* _WRITTEN TASK_:
Copy out each line that has "code" in it.
--- Start EXCERPTED DATA ---
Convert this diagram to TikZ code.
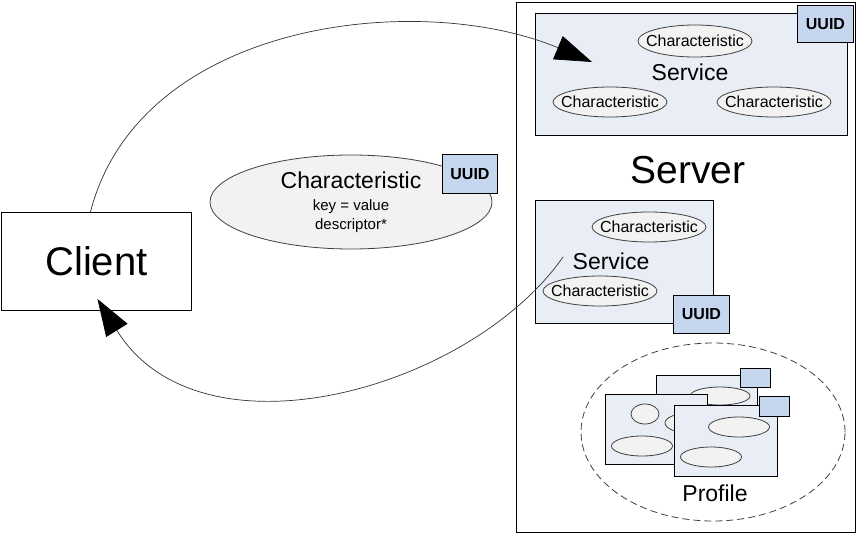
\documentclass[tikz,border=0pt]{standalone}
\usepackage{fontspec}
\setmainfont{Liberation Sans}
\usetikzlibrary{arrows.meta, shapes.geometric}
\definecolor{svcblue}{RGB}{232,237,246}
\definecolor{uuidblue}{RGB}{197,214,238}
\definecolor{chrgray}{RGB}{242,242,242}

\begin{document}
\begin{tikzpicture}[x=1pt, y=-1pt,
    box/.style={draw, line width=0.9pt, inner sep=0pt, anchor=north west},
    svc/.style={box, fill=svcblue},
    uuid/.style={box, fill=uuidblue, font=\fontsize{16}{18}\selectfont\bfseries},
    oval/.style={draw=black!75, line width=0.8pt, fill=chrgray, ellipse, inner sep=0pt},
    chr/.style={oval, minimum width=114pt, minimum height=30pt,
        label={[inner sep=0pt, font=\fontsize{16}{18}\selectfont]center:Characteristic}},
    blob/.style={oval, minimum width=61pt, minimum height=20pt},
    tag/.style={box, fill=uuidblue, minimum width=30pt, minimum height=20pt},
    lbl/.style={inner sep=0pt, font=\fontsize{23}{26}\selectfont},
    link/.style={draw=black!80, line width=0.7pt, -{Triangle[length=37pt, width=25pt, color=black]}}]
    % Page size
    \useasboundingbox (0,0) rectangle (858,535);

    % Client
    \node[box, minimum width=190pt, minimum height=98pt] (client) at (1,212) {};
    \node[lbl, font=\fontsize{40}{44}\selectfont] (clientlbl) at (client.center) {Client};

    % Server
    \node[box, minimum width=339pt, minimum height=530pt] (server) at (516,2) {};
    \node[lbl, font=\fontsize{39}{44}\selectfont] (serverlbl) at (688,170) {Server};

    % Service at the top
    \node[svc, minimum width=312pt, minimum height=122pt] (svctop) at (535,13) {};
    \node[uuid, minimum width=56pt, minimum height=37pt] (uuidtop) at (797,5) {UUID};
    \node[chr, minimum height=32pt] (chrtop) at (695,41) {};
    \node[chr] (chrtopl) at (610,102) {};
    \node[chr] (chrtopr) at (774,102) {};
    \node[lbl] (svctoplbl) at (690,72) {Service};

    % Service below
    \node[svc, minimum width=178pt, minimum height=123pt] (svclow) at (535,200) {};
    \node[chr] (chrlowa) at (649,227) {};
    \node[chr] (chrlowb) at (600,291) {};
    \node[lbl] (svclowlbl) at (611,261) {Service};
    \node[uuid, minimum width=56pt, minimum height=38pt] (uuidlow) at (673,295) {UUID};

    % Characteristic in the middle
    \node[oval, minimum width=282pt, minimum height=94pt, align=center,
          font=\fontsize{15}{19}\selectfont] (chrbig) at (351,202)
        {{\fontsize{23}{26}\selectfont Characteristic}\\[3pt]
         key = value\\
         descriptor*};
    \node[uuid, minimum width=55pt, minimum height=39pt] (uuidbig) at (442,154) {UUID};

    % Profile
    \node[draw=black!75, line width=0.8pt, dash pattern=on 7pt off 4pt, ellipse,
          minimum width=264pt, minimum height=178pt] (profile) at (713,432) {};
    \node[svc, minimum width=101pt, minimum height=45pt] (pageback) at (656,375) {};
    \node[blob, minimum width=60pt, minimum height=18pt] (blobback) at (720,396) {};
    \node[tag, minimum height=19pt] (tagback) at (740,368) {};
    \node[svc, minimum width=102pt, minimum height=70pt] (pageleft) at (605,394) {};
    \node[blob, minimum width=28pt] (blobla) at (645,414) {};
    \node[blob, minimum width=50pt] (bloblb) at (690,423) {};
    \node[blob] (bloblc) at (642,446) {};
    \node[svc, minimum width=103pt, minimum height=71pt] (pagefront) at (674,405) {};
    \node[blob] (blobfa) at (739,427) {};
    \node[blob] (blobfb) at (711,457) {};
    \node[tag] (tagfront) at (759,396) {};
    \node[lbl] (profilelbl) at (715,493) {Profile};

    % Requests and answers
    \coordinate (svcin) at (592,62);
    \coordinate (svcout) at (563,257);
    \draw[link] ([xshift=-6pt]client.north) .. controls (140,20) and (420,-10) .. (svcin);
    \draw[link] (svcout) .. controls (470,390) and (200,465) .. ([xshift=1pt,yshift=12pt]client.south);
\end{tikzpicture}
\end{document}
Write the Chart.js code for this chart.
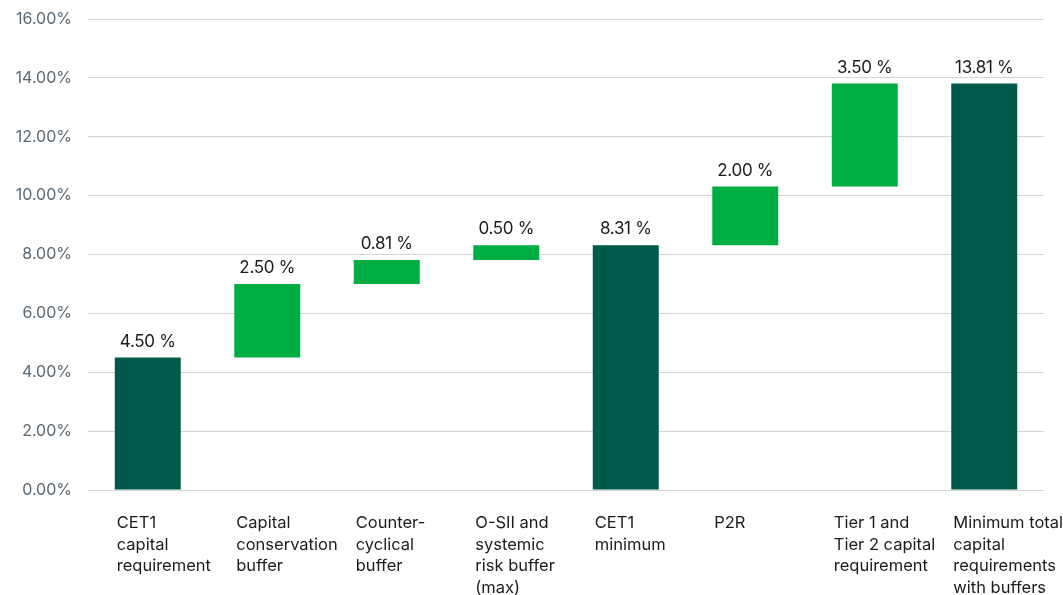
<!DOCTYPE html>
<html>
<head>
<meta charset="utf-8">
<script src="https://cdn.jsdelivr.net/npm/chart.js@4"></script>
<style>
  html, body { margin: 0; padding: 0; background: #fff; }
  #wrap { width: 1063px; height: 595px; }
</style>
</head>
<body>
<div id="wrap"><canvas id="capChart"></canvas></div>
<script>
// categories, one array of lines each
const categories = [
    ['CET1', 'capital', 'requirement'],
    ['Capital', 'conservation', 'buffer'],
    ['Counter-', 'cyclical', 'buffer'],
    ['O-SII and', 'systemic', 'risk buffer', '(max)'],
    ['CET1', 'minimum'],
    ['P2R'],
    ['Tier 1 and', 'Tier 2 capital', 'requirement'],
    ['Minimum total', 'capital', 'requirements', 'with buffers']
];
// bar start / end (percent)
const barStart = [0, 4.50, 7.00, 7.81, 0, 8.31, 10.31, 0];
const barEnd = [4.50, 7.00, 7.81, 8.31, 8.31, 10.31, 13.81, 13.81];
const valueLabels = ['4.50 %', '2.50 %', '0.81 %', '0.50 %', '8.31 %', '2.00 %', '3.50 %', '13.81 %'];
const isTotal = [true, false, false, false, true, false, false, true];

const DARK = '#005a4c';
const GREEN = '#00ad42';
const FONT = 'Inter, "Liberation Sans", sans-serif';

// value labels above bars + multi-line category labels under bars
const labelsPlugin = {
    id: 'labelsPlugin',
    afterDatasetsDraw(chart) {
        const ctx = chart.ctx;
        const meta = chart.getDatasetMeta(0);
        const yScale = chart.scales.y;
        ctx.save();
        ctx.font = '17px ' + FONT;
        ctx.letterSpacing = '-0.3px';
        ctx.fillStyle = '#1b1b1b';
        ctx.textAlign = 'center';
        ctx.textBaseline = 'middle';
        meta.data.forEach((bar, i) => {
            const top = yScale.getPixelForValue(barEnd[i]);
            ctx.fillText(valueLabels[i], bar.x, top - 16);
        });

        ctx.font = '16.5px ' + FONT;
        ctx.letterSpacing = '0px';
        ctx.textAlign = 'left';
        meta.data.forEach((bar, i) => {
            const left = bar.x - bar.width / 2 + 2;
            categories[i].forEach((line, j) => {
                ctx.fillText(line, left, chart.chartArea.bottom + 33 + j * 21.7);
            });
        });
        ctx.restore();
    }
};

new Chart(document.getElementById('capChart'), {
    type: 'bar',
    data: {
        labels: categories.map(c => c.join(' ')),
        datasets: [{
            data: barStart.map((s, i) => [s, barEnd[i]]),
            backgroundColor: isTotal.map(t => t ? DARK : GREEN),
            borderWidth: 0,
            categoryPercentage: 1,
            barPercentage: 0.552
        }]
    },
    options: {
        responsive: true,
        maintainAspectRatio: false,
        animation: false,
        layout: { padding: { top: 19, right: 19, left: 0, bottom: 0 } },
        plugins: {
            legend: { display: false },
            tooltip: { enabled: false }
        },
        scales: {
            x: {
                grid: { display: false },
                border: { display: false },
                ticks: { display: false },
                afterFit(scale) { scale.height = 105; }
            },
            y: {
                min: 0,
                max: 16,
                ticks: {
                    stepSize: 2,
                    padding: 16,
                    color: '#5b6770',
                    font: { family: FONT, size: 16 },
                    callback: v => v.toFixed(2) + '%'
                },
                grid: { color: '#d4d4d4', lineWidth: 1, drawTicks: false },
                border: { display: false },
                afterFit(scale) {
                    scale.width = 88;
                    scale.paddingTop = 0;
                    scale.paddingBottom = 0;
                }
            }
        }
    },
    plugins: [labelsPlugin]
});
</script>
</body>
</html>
--- End EXCERPTED DATA ---
* _SOLUTION_:
Convert this diagram to TikZ code.
Write the Chart.js code for this chart.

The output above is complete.